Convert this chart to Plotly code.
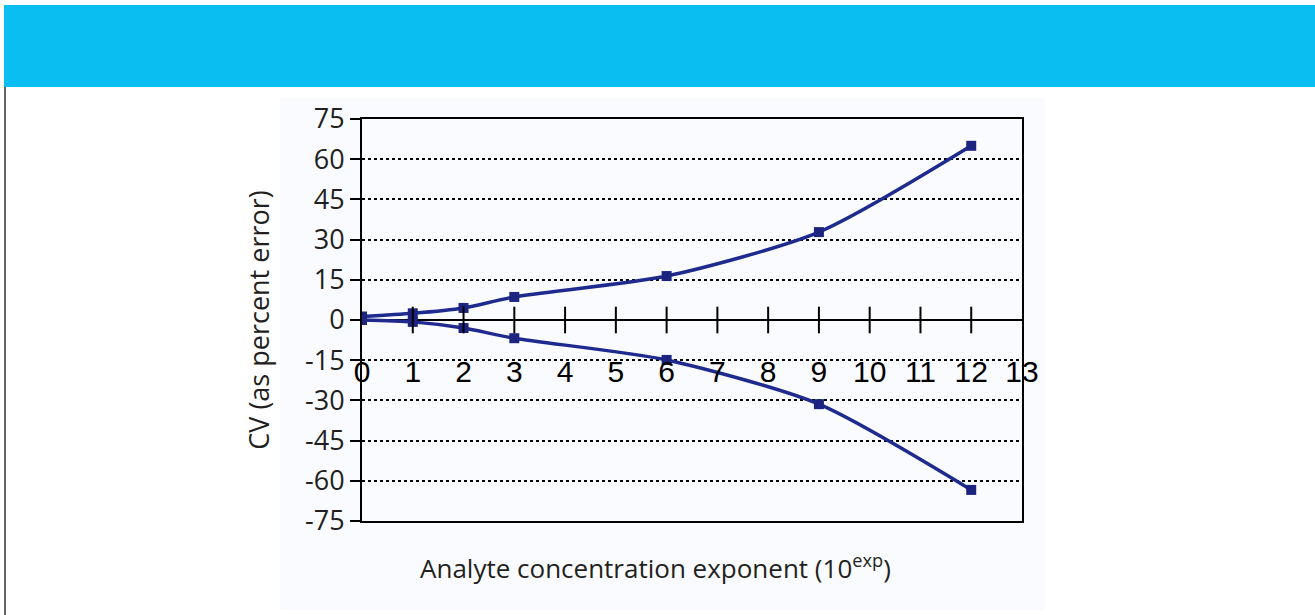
import plotly.graph_objects as go

exponents = [0, 1, 2, 3, 6, 9, 12]
cv_upper = [1.3, 2.5, 4.5, 8.6, 16.4, 32.8, 65.0]
cv_lower = [0.0, -0.7, -3.0, -6.8, -14.9, -31.4, -63.4]
x_ticks = list(range(0, 14))
y_ticks = list(range(-75, 76, 15))

line_color = "#1f2a8f"
marker_color = "#1c2480"

fig = go.Figure()
for ys in (cv_upper, cv_lower):
    fig.add_trace(go.Scatter(
        x=exponents, y=ys, mode="lines+markers",
        line=dict(color=line_color, width=3.5, shape="spline", smoothing=0.7),
        marker=dict(symbol="square", size=10, color=marker_color),
        showlegend=False, hoverinfo="skip", xaxis="x", yaxis="y"))

# crossing tick marks on the zero axis
fig.add_trace(go.Scatter(
    x=x_ticks[1:-1], y=[0] * (len(x_ticks) - 2), mode="markers",
    marker=dict(symbol="line-ns", size=19, line=dict(color="black", width=2)),
    showlegend=False, hoverinfo="skip"))

# invisible trace so the label axis is drawn
fig.add_trace(go.Scatter(
    x=x_ticks, y=[0] * len(x_ticks), mode="markers",
    marker=dict(opacity=0), showlegend=False, hoverinfo="skip",
    xaxis="x2", yaxis="y"))

W, H = 1315, 615
l, r, t, b = 362, W - 1022, 119, H - 521

def px_x(p):
    return (p - l) / (W - l - r)

def px_y(p):
    return (H - b - p) / (H - t - b)

fig.update_layout(
    width=W, height=H,
    margin=dict(l=l, r=r, t=t, b=b),
    paper_bgcolor="white",
    plot_bgcolor="#fafbfe",
    font=dict(family="Open Sans", color="#231f20"),
    xaxis=dict(range=[0, 13], showgrid=False, zeroline=False, showline=True,
               linecolor="black", linewidth=2, mirror=True, ticks="",
               showticklabels=False),
    xaxis2=dict(range=[0, 13], overlaying="x", anchor="free", position=px_y(351),
                tickvals=x_ticks, showline=False, showgrid=False, zeroline=False,
                ticks="", tickfont=dict(family="Liberation Sans", size=30, color="black")),
    yaxis=dict(range=[-75, 75], tickvals=y_ticks, ticktext=[str(v) for v in y_ticks],
               showgrid=True, gridcolor="black",
               griddash="dot", gridwidth=2, zeroline=True, zerolinecolor="black",
               zerolinewidth=2, showline=True, linecolor="black", linewidth=2,
               mirror=True, ticks="outside", ticklen=10, tickwidth=2, tickcolor="black",
               tickfont=dict(size=27, family="Open Sans", color="#231f20"),
               title=dict(text="CV (as percent error)",
                          font=dict(size=27, family="Open Sans", color="#231f20"),
                          standoff=28)),
    annotations=[
        dict(text="Analyte concentration exponent (10<sup>exp</sup>)",
             xref="paper", yref="paper", x=px_x(655), y=px_y(567),
             xanchor="center", yanchor="middle", showarrow=False,
             font=dict(size=26, family="Open Sans", color="#231f20")),
    ],
    shapes=[
        dict(type="rect", xref="paper", yref="paper", layer="below",
             x0=px_x(280), x1=px_x(1045), y0=px_y(610), y1=px_y(98),
             fillcolor="#fafbfe", line=dict(width=0)),
        dict(type="rect", xref="paper", yref="paper", layer="above",
             x0=px_x(4), x1=px_x(1315), y0=px_y(87), y1=px_y(5),
             fillcolor="#0bbef2", line=dict(width=0)),
        dict(type="line", xref="paper", yref="paper", layer="above",
             x0=px_x(5), x1=px_x(5), y0=px_y(615), y1=px_y(87),
             line=dict(color="#333333", width=1.5)),
    ],
)

fig.write_html("out.html", config={"displayModeBar": False},
               post_script="document.body.style.margin='0px';")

---+---

# Description of the task
Leave every image out, and retype the material exactly.

# The result
Convert this chart to Plotly code.
import plotly.graph_objects as go

exponents = [0, 1, 2, 3, 6, 9, 12]
cv_upper = [1.3, 2.5, 4.5, 8.6, 16.4, 32.8, 65.0]
cv_lower = [0.0, -0.7, -3.0, -6.8, -14.9, -31.4, -63.4]
x_ticks = list(range(0, 14))
y_ticks = list(range(-75, 76, 15))

line_color = "#1f2a8f"
marker_color = "#1c2480"

fig = go.Figure()
for ys in (cv_upper, cv_lower):
    fig.add_trace(go.Scatter(
        x=exponents, y=ys, mode="lines+markers",
        line=dict(color=line_color, width=3.5, shape="spline", smoothing=0.7),
        marker=dict(symbol="square", size=10, color=marker_color),
        showlegend=False, hoverinfo="skip", xaxis="x", yaxis="y"))

# crossing tick marks on the zero axis
fig.add_trace(go.Scatter(
    x=x_ticks[1:-1], y=[0] * (len(x_ticks) - 2), mode="markers",
    marker=dict(symbol="line-ns", size=19, line=dict(color="black", width=2)),
    showlegend=False, hoverinfo="skip"))

# invisible trace so the label axis is drawn
fig.add_trace(go.Scatter(
    x=x_ticks, y=[0] * len(x_ticks), mode="markers",
    marker=dict(opacity=0), showlegend=False, hoverinfo="skip",
    xaxis="x2", yaxis="y"))

W, H = 1315, 615
l, r, t, b = 362, W - 1022, 119, H - 521

def px_x(p):
    return (p - l) / (W - l - r)

def px_y(p):
    return (H - b - p) / (H - t - b)

fig.update_layout(
    width=W, height=H,
    margin=dict(l=l, r=r, t=t, b=b),
    paper_bgcolor="white",
    plot_bgcolor="#fafbfe",
    font=dict(family="Open Sans", color="#231f20"),
    xaxis=dict(range=[0, 13], showgrid=False, zeroline=False, showline=True,
               linecolor="black", linewidth=2, mirror=True, ticks="",
               showticklabels=False),
    xaxis2=dict(range=[0, 13], overlaying="x", anchor="free", position=px_y(351),
                tickvals=x_ticks, showline=False, showgrid=False, zeroline=False,
                ticks="", tickfont=dict(family="Liberation Sans", size=30, color="black")),
    yaxis=dict(range=[-75, 75], tickvals=y_ticks, ticktext=[str(v) for v in y_ticks],
               showgrid=True, gridcolor="black",
               griddash="dot", gridwidth=2, zeroline=True, zerolinecolor="black",
               zerolinewidth=2, showline=True, linecolor="black", linewidth=2,
               mirror=True, ticks="outside", ticklen=10, tickwidth=2, tickcolor="black",
               tickfont=dict(size=27, family="Open Sans", color="#231f20"),
               title=dict(text="CV (as percent error)",
                          font=dict(size=27, family="Open Sans", color="#231f20"),
                          standoff=28)),
    annotations=[
        dict(text="Analyte concentration exponent (10<sup>exp</sup>)",
             xref="paper", yref="paper", x=px_x(655), y=px_y(567),
             xanchor="center", yanchor="middle", showarrow=False,
             font=dict(size=26, family="Open Sans", color="#231f20")),
    ],
    shapes=[
        dict(type="rect", xref="paper", yref="paper", layer="below",
             x0=px_x(280), x1=px_x(1045), y0=px_y(610), y1=px_y(98),
             fillcolor="#fafbfe", line=dict(width=0)),
        dict(type="rect", xref="paper", yref="paper", layer="above",
             x0=px_x(4), x1=px_x(1315), y0=px_y(87), y1=px_y(5),
             fillcolor="#0bbef2", line=dict(width=0)),
        dict(type="line", xref="paper", yref="paper", layer="above",
             x0=px_x(5), x1=px_x(5), y0=px_y(615), y1=px_y(87),
             line=dict(color="#333333", width=1.5)),
    ],
)

fig.write_html("out.html", config={"displayModeBar": False},
               post_script="document.body.style.margin='0px';")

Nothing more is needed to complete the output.